Now if you’ll excuse me, I must struggle through The Death of the Author and jumbled excerpts from Mythologies. Can anyone recommend some good Heidegger?


  1. rowster says:

    Was this a serious appeal? ;P

    BEING AND TIME is THE magnum opus, but is rather difficult to read. The later works (mostly essays) are easier to read, but sometimes presume that you already know the content of his earlier works.

    My suggestion: First, read a secondary source, just so you get the main gist of his work. Nothing fancy: just one of those essays that give you a general overview of his work (an encyclopedia of philosophy entry will do fine). Take the secondary source with a grain of salt though, because some commentators don’t do justice to Heidegger. Some of my reliable colleagues suggest EUROPEAN rather than American secondary sources. The reason? They say that many American commentators get so hung up on Heidegger’s involvement with the Nazi Party that they (allegedly) tend to gloss over the genius of Heidegger’s works.

    Second, read the introduction to BEING AND TIME and the chapters about the world (the worldhood of the world, et al), Dasein, truth, tools (ready-to-hand vs. present-at-hand), and hermeneutics (where he talks about the circle of understanding). (As your interest in Heidegger is based on critical theory rather than existentialism, I personally don’t think you need to read the chapters about Angst, authenticity, and Storge.) Your Ph 101-102 background will probably help you here (so you might want to dig out some of those old notes.)

    Third, once you’ve gotten the main idea behind BEING AND TIME, you can skip over to some of his later essays. Given your interests, “The Age of the World Picture” might be a good choice. “The Question Concerning Technology” is another classic, and it pretty much summarizes Heidegger’s view on technology, so you might want to look at that too. A good general source book for Heidegger’s later essays is MARTIN HEIDEGGER: BASIC WRITINGS (published by Harper).

    One final suggestion: If you’re going to pick up an English translation of Being and Time, you’ll have to choose between the MacQuarrie & Robinson translation and the newer Stambaugh translation. I’ve only read the MacQuarrie, so it’s difficult to make a fair comparison, but I HAVE BEEN TOLD that Stambaugh is easier to read.
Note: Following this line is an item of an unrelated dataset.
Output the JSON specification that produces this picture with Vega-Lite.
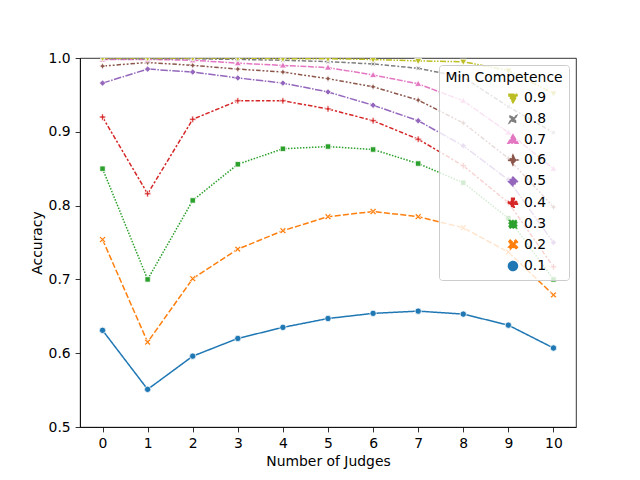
{
  "$schema": "https://vega.github.io/schema/vega-lite/v6.json",
  "description": "Accuracy by number of judges, one line per minimum competence",
  "width": 496,
  "height": 369,
  "autosize": {"type": "none"},
  "padding": {"left": 80, "top": 58, "right": 64, "bottom": 53},
  "config": {
    "font": "DejaVu Sans",
    "view": {"stroke": "black", "strokeWidth": 0.8},
    "axis": {
      "grid": false,
      "domainColor": "black",
      "domainWidth": 0.8,
      "tickColor": "black",
      "tickWidth": 0.8,
      "tickSize": 4.9,
      "labelFontSize": 13.9,
      "labelColor": "black",
      "labelPadding": 4.9,
      "labelFont": "DejaVu Sans",
      "titleFont": "DejaVu Sans",
      "titleFontSize": 13.9,
      "titleFontWeight": "normal",
      "titleColor": "black"
    }
  },
  "data": {
    "values": [
      {"judges": 0, "comp": "0.1", "acc": 0.631}, {"judges": 1, "comp": "0.1", "acc": 0.551}, {"judges": 2, "comp": "0.1", "acc": 0.596}, {"judges": 3, "comp": "0.1", "acc": 0.620}, {"judges": 4, "comp": "0.1", "acc": 0.635}, {"judges": 5, "comp": "0.1", "acc": 0.647}, {"judges": 6, "comp": "0.1", "acc": 0.654}, {"judges": 7, "comp": "0.1", "acc": 0.657}, {"judges": 8, "comp": "0.1", "acc": 0.653}, {"judges": 9, "comp": "0.1", "acc": 0.638}, {"judges": 10, "comp": "0.1", "acc": 0.607},
      {"judges": 0, "comp": "0.2", "acc": 0.754}, {"judges": 1, "comp": "0.2", "acc": 0.615}, {"judges": 2, "comp": "0.2", "acc": 0.701}, {"judges": 3, "comp": "0.2", "acc": 0.741}, {"judges": 4, "comp": "0.2", "acc": 0.766}, {"judges": 5, "comp": "0.2", "acc": 0.785}, {"judges": 6, "comp": "0.2", "acc": 0.792}, {"judges": 7, "comp": "0.2", "acc": 0.785}, {"judges": 8, "comp": "0.2", "acc": 0.770}, {"judges": 9, "comp": "0.2", "acc": 0.737}, {"judges": 10, "comp": "0.2", "acc": 0.679},
      {"judges": 0, "comp": "0.3", "acc": 0.850}, {"judges": 1, "comp": "0.3", "acc": 0.700}, {"judges": 2, "comp": "0.3", "acc": 0.807}, {"judges": 3, "comp": "0.3", "acc": 0.856}, {"judges": 4, "comp": "0.3", "acc": 0.877}, {"judges": 5, "comp": "0.3", "acc": 0.880}, {"judges": 6, "comp": "0.3", "acc": 0.876}, {"judges": 7, "comp": "0.3", "acc": 0.857}, {"judges": 8, "comp": "0.3", "acc": 0.831}, {"judges": 9, "comp": "0.3", "acc": 0.783}, {"judges": 10, "comp": "0.3", "acc": 0.700},
      {"judges": 0, "comp": "0.4", "acc": 0.920}, {"judges": 1, "comp": "0.4", "acc": 0.816}, {"judges": 2, "comp": "0.4", "acc": 0.917}, {"judges": 3, "comp": "0.4", "acc": 0.942}, {"judges": 4, "comp": "0.4", "acc": 0.942}, {"judges": 5, "comp": "0.4", "acc": 0.931}, {"judges": 6, "comp": "0.4", "acc": 0.915}, {"judges": 7, "comp": "0.4", "acc": 0.890}, {"judges": 8, "comp": "0.4", "acc": 0.854}, {"judges": 9, "comp": "0.4", "acc": 0.804}, {"judges": 10, "comp": "0.4", "acc": 0.717},
      {"judges": 0, "comp": "0.5", "acc": 0.966}, {"judges": 1, "comp": "0.5", "acc": 0.985}, {"judges": 2, "comp": "0.5", "acc": 0.981}, {"judges": 3, "comp": "0.5", "acc": 0.973}, {"judges": 4, "comp": "0.5", "acc": 0.966}, {"judges": 5, "comp": "0.5", "acc": 0.954}, {"judges": 6, "comp": "0.5", "acc": 0.936}, {"judges": 7, "comp": "0.5", "acc": 0.915}, {"judges": 8, "comp": "0.5", "acc": 0.881}, {"judges": 9, "comp": "0.5", "acc": 0.835}, {"judges": 10, "comp": "0.5", "acc": 0.750},
      {"judges": 0, "comp": "0.6", "acc": 0.989}, {"judges": 1, "comp": "0.6", "acc": 0.994}, {"judges": 2, "comp": "0.6", "acc": 0.990}, {"judges": 3, "comp": "0.6", "acc": 0.985}, {"judges": 4, "comp": "0.6", "acc": 0.981}, {"judges": 5, "comp": "0.6", "acc": 0.972}, {"judges": 6, "comp": "0.6", "acc": 0.961}, {"judges": 7, "comp": "0.6", "acc": 0.943}, {"judges": 8, "comp": "0.6", "acc": 0.912}, {"judges": 9, "comp": "0.6", "acc": 0.864}, {"judges": 10, "comp": "0.6", "acc": 0.798},
      {"judges": 0, "comp": "0.7", "acc": 0.998}, {"judges": 1, "comp": "0.7", "acc": 0.998}, {"judges": 2, "comp": "0.7", "acc": 0.997}, {"judges": 3, "comp": "0.7", "acc": 0.993}, {"judges": 4, "comp": "0.7", "acc": 0.990}, {"judges": 5, "comp": "0.7", "acc": 0.987}, {"judges": 6, "comp": "0.7", "acc": 0.977}, {"judges": 7, "comp": "0.7", "acc": 0.965}, {"judges": 8, "comp": "0.7", "acc": 0.942}, {"judges": 9, "comp": "0.7", "acc": 0.899}, {"judges": 10, "comp": "0.7", "acc": 0.850},
      {"judges": 0, "comp": "0.8", "acc": 0.999}, {"judges": 1, "comp": "0.8", "acc": 0.999}, {"judges": 2, "comp": "0.8", "acc": 0.999}, {"judges": 3, "comp": "0.8", "acc": 0.998}, {"judges": 4, "comp": "0.8", "acc": 0.997}, {"judges": 5, "comp": "0.8", "acc": 0.995}, {"judges": 6, "comp": "0.8", "acc": 0.992}, {"judges": 7, "comp": "0.8", "acc": 0.986}, {"judges": 8, "comp": "0.8", "acc": 0.974}, {"judges": 9, "comp": "0.8", "acc": 0.934}, {"judges": 10, "comp": "0.8", "acc": 0.899},
      {"judges": 0, "comp": "0.9", "acc": 1.000}, {"judges": 1, "comp": "0.9", "acc": 1.000}, {"judges": 2, "comp": "0.9", "acc": 1.000}, {"judges": 3, "comp": "0.9", "acc": 1.000}, {"judges": 4, "comp": "0.9", "acc": 0.999}, {"judges": 5, "comp": "0.9", "acc": 0.999}, {"judges": 6, "comp": "0.9", "acc": 0.998}, {"judges": 7, "comp": "0.9", "acc": 0.996}, {"judges": 8, "comp": "0.9", "acc": 0.995}, {"judges": 9, "comp": "0.9", "acc": 0.983}, {"judges": 10, "comp": "0.9", "acc": 0.952}
    ]
  },
  "encoding": {
    "x": {
      "field": "judges",
      "type": "quantitative",
      "title": "Number of Judges",
      "scale": {"domain": [-0.5, 10.5], "nice": false, "zero": false},
      "axis": {"values": [0, 1, 2, 3, 4, 5, 6, 7, 8, 9, 10], "labelAngle": 0, "titlePadding": 4}
    },
    "y": {
      "field": "acc",
      "type": "quantitative",
      "title": "Accuracy",
      "scale": {"domain": [0.5, 1.0], "nice": false, "zero": false},
      "axis": {"values": [0.5, 0.6, 0.7, 0.8, 0.9, 1.0], "format": ".1f", "titlePadding": 4}
    },
    "color": {
      "field": "comp",
      "type": "nominal",
      "scale": {
        "domain": ["0.9", "0.8", "0.7", "0.6", "0.5", "0.4", "0.3", "0.2", "0.1"],
        "range": ["#bcbd22", "#7f7f7f", "#e377c2", "#8c564b", "#9467bd", "#d62728", "#2ca02c", "#ff7f0e", "#1f77b4"]
      },
      "legend": {
        "title": "Min Competence",
        "orient": "top-right",
        "offset": 7,
        "padding": 6,
        "titleAnchor": "middle",
        "titleFont": "DejaVu Sans",
        "titleFontSize": 13.9,
        "titleFontWeight": "normal",
        "titleColor": "black",
        "titlePadding": 6,
        "labelFont": "DejaVu Sans",
        "labelFontSize": 13.9,
        "labelColor": "black",
        "labelOffset": 4,
        "symbolSize": 81,
        "symbolOffset": 44,
        "symbolStrokeWidth": 1.5,
        "rowPadding": 5.4,
        "strokeColor": "#cccccc",
        "fillColor": "rgba(255,255,255,0.8)",
        "cornerRadius": 3,
        "encode": {
          "symbols": {
            "update": {
              "strokeWidth": {"value": 1.5},
              "size": {"value": 81},
              "opacity": {"value": 1}
            }
          }
        }
      }
    }
  },
  "layer": [
    {
      "mark": {"type": "line", "strokeWidth": 1.5, "clip": true},
      "encoding": {
        "strokeDash": {
          "field": "comp",
          "type": "nominal",
          "scale": {
            "domain": ["0.9", "0.8", "0.7", "0.6", "0.5", "0.4", "0.3", "0.2", "0.1"],
            "range": [[6, 1.5, 1.5, 1.5, 1.5, 1.5], [4.5, 1.9, 4.5, 1.9, 1.9, 1.9], [6, 1.5, 6, 1.5, 1.5, 1.5], [4.5, 1.9, 1.9, 1.9, 1.9, 1.9], [7.5, 1.5, 1.5, 1.5], [4.5, 1.9, 2.25, 1.9], [1.5, 1.5], [6, 2.25], [1, 0]]
          },
          "legend": null
        }
      }
    },
    {
      "mark": {"type": "point", "filled": true, "size": 40, "stroke": "white", "strokeWidth": 0.75, "opacity": 1, "clip": true},
      "encoding": {
        "shape": {
          "field": "comp",
          "type": "nominal",
          "scale": {
            "domain": ["0.9", "0.8", "0.7", "0.6", "0.5", "0.4", "0.3", "0.2", "0.1"],
            "range": ["M0,1.1L1.1,-0.8L-1.1,-0.8Z", "M-0.8,-0.8L0,-0.4L0.8,-0.8L0.4,0L0.8,0.8L0,0.4L-0.8,0.8L-0.4,0Z", "M0,-1.1L1.1,0.8L-1.1,0.8Z", "M0,-1.1L0.35,-0.35L1.1,0L0.35,0.35L0,1.1L-0.35,0.35L-1.1,0L-0.35,-0.35Z", "M0,-1L1,0L0,1L-1,0Z", "M-0.3,-1H0.3V-0.3H1V0.3H0.3V1H-0.3V0.3H-1V-0.3H-0.3Z", "M-0.85,-0.85H0.85V0.85H-0.85Z", "M-1,-0.6L-0.6,-1L0,-0.4L0.6,-1L1,-0.6L0.4,0L1,0.6L0.6,1L0,0.4L-0.6,1L-1,0.6L-0.4,0Z", "circle"]
          },
          "legend": null
        }
      }
    }
  ]
}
The trade-off, however, is that her translation doesn’t use the “traditional”

    English terms which most secondary sources use.

  2. rowster says:

    By the way, if you’re interested in a non-nihilistic, more right-wing “postmodern” philosopher, try Hans-Georg Gadamer. His discussion of hermeneutics (see TRUTH AND METHOD, his magnum opus) remains grounded in an ontological premise. The guy’s a genius.

  3. rowster says:

    Oh. I have one more suggestion for Heidegger: “The Origin of the Work of Art.”